Metadata-Version: 2.1
Name: bamt
Version: 1.0.2
Summary: data modeling and analysis tool based on Bayesian networks
Home-page: https://github.com/ITMO-NSS-team/BAMT
License: MIT
Author: Roman Netrogolov
Author-email: romius2001@gmail.com
Maintainer: N Mramorov
Requires-Python: >=3.9,<3.11
Classifier: Development Status :: 3 - Alpha
Classifier: License :: OSI Approved :: MIT License
Classifier: Programming Language :: Python :: 3
Classifier: Programming Language :: Python :: 3.10
Classifier: Programming Language :: Python :: 3.9
Classifier: Topic :: Scientific/Engineering :: Mathematics
Requires-Dist: gmr (==1.6.2)
Requires-Dist: matplotlib (==3.5.1)
Requires-Dist: missingno (>=0.5.1,<0.6.0)
Requires-Dist: numpy (==1.22.2)
Requires-Dist: pandas (==1.4.0)
Requires-Dist: pgmpy (>=0.1.17,<0.2.0)
Requires-Dist: pomegranate (==0.14.8)
Requires-Dist: pyvis (>=0.1.9,<0.2.0)
Requires-Dist: scikit-learn (==1.0.2)
Requires-Dist: scipy (>=1.8.0,<2.0.0)
Project-URL: Repository, https://github.com/ITMO-NSS-team/BAMT
Description-Content-Type: text/markdown

# BAMT
Repository of a data modeling and analysis tool based on Bayesian networks


BAMT - Bayesian Analytical and Modelling Toolkit. This repository contains a data modeling and analysis tool based on Bayesian networks. It can be divided into two main parts - algorithms for constructing and training Bayesian networks on data and algorithms for applying Bayesian networks for filling gaps, generating synthetic data, and searching for anomalous values.

### Installation

BAMT package is available via PyPi: ``pip install bamt``

Bayesian network learning
=========================
In terms of training Bayesian networks on data, the following algorithms are implemented:
- Building the structure of a Bayesian network based on expert knowledge by directly specifying the structure of the network;
- Building the structure of a Bayesian network on data using three algorithms - Hill Climbing, evolutionary and PC. For Hill Climbing, the following score functions are implemented - MI, K2, BIC, AIC. The algorithms work on both discrete and mixed data.
- Training the parameters of distributions in the nodes of the network on the basis of data.

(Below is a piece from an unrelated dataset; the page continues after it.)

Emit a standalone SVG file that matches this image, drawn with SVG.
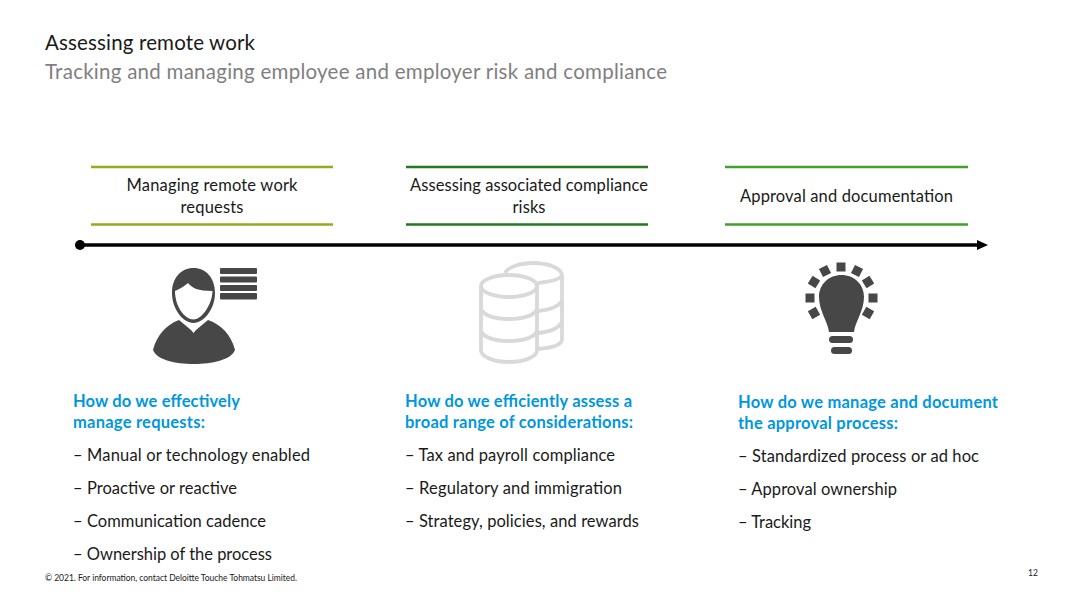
<svg xmlns="http://www.w3.org/2000/svg" width="1080" height="607" viewBox="0 0 1080 607">
<style>
text{font-family:"Lato","Carlito","Open Sans",sans-serif;fill:#1a1a1a;font-size:16.5px}
.h{font-weight:700;fill:#0097e0}
.c{text-anchor:middle}
.dark{fill:#474747}
.db{fill:none;stroke:#d9d9d9;stroke-width:3.8}
</style>
<defs><marker id="arr" markerWidth="11" markerHeight="10" refX="0" refY="5" orient="auto" markerUnits="userSpaceOnUse"><path d="M0 0L11 5L0 10z" fill="#000"/></marker></defs>
<rect width="1080" height="607" fill="#fff"/>
<text id="title" x="45" y="49.500" style="font-size:20.5px" textLength="210">Assessing remote work</text>
<text id="subtitle" x="45" y="79" style="font-size:20.5px;fill:#7f7f7f" textLength="622">Tracking and managing employee and employer risk and compliance</text>
<g id="connectors">
<line x1="80" y1="245" x2="977" y2="245" stroke="#000" stroke-width="3.400" marker-end="url(#arr)"/>
<circle cx="80" cy="245" r="5" fill="#000"/>
</g>
<g id="step1">
<path d="M91 167H333M91 224.500H333" stroke="#8fae1b" stroke-width="2.500"/>
<text class="c" x="212" y="191" textLength="171">Managing remote work</text>
<text class="c" x="212" y="213" textLength="63">requests</text>
</g>
<g id="step2">
<path d="M406 167H648M406 224.500H648" stroke="#26791f" stroke-width="2.500"/>
<text class="c" x="529" y="191" textLength="238">Assessing associated compliance</text>
<text class="c" x="529" y="213" textLength="33">risks</text>
</g>
<g id="step3">
<path d="M725 167H968M725 224.500H968" stroke="#43a02d" stroke-width="2.500"/>
<text class="c" x="846.500" y="202" textLength="213">Approval and documentation</text>
</g>
<g id="icon-person">
<path class="dark" fill-rule="evenodd" d="M193.500 268C181 268 172 278 172 293C172 309 183 323 193.500 323C204 323 215 309 215 293C215 278 206 268 193.500 268ZM175 291C181 288 185 286 188 283C192 288 198 291 212.500 291C212 306 201 319.500 193.500 319.500C185 319.500 175 307 175 291Z"/>
<path class="dark" d="M179 320L191 330L193.500 333L196 330L208 320C222 325 231 335 235 350C231 360 212 364 194 364C175 364 157 360 153 350C157 335 166 325 179 320Z"/>
<rect class="dark" x="220" y="268" width="37" height="6" rx="1"/>
<rect class="dark" x="220" y="276.500" width="37" height="6" rx="1"/>
<rect class="dark" x="220" y="285" width="37" height="6" rx="1"/>
<rect class="dark" x="220" y="293" width="37" height="6.500" rx="1"/>
</g>
<g id="icon-database" class="db">
<path d="M505 273C508 267 520 263 533.500 263C548 263 562 268 562 276V339C562 346 550 348 538 349"/>
<path d="M538 283C548 282 558 280 562 276"/>
<path d="M538 311C550 310 558 307 562 301M538 333C550 332 558 329 562 322"/>
<ellipse cx="509" cy="286" rx="28" ry="11"/>
<path d="M481 286V350C481 357 494 362 509 362C524 362 537 357 537 350V286"/>
<path d="M481 309C484 316 496 319 509 319C522 319 534 316 537 309M481 331C484 338 496 341 509 341C522 341 534 338 537 331"/>
</g>
<g id="icon-bulb">
<path class="dark" d="M829 332C828 322 819 311 819 297C819 284 829 275 841.500 275C854 275 864 284 864 297C864 311 855 322 854 332Z"/>
<rect class="dark" x="829" y="336" width="24" height="7" rx="3.500"/>
<rect class="dark" x="831" y="347" width="21" height="7" rx="3.500"/>
<g class="dark">
<rect x="836.500" y="262.500" width="9" height="9"/>
<rect x="820.500" y="266.500" width="9" height="9" transform="rotate(-27 825 271)"/>
<rect x="852.500" y="266.500" width="9" height="9" transform="rotate(27 857 271)"/>
<rect x="809.500" y="277.500" width="9" height="9" transform="rotate(-58 814 282)"/>
<rect x="863.500" y="277.500" width="9" height="9" transform="rotate(58 868 282)"/>
<rect x="805.500" y="293.500" width="9" height="9"/>
<rect x="868.500" y="293.500" width="9" height="9"/>
<rect x="809.500" y="308.500" width="9" height="9" transform="rotate(60 814 313)"/>
<rect x="863.500" y="308.500" width="9" height="9" transform="rotate(-60 868 313)"/>
</g>
</g>
<g id="col1">
<text class="h" x="73" y="406.500" textLength="167">How do we effectively</text>
<text class="h" x="73" y="428" textLength="132">manage requests:</text>
<text x="73" y="461" textLength="237">– Manual or technology enabled</text>
<text x="73" y="494" textLength="164">– Proactive or reactive</text>
<text x="73" y="527" textLength="193">– Communication cadence</text>
<text x="73" y="559.500" textLength="199">– Ownership of the process</text>
</g>
<g id="col2">
<text class="h" x="405" y="406.500" textLength="227">How do we efficiently assess a</text>
<text class="h" x="405" y="428" textLength="228">broad range of considerations:</text>
<text x="405" y="461" textLength="210">– Tax and payroll compliance</text>
<text x="405" y="494" textLength="217">– Regulatory and immigration</text>
<text x="405" y="527" textLength="234">– Strategy, policies, and rewards</text>
</g>
<g id="col3">
<text class="h" x="738" y="407.500" textLength="260">How do we manage and document</text>
<text class="h" x="738" y="429" textLength="160">the approval process:</text>
<text x="738" y="462" textLength="241">– Standardized process or ad hoc</text>
<text x="738" y="495" textLength="159">– Approval ownership</text>
<text x="738" y="528" textLength="73">– Tracking</text>
</g>
<text id="footer" x="45" y="581" style="font-size:8.500px" textLength="252">© 2021. For information, contact Deloitte Touche Tohmatsu Limited.</text>
<text id="page" x="1028" y="576" style="font-size:8.500px" textLength="10">12</text>
</svg>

Difference from existing implementations:
- Algorithms work on mixed data;
- Structural learning implements score-functions for mixed data;
- Parametric learning implements the use of a mixture of Gaussian distributions to approximate continuous distributions;
- The algorithm for structural training of large Bayesian networks (> 10 nodes) is based on local training of small networks with their subsequent algorithmic connection.
![title](img/BN_gif.gif)

Generating synthetic data
=========================
In terms of data analysis and modeling using Bayesian networks, a pipeline has been implemented to generate synthetic data by sampling from Bayesian networks.
![title](img/synth_gen.png)

Oil and Gas Reservoirs Parameters Analysis
==========================================
Bayesian networks can be used to restore gaps in reservoirs data, search for anomalous values, and also to search for analogous reservoirs.
![title](img/concept.png)

# Project structure
## Utils
  1. GraphUtils consist of functions for:
  - Finding nodes types/signs
  - Topological ordering
  2. MathUtils consist of functions for:
  - Additional function to support calculation of metrics from group1 ('MI', 'LL', 'BIC', 'AIC')

## Preprocessing
Preprocessor module allows user to transform data according pipeline (in analogy with pipeline in scikit-learn).
## Networks
There are 3 general types of networks: discrete, gaussian, hybrid. All implemented in networks.py  
## Nodes
Contains nodes' classes and their methods.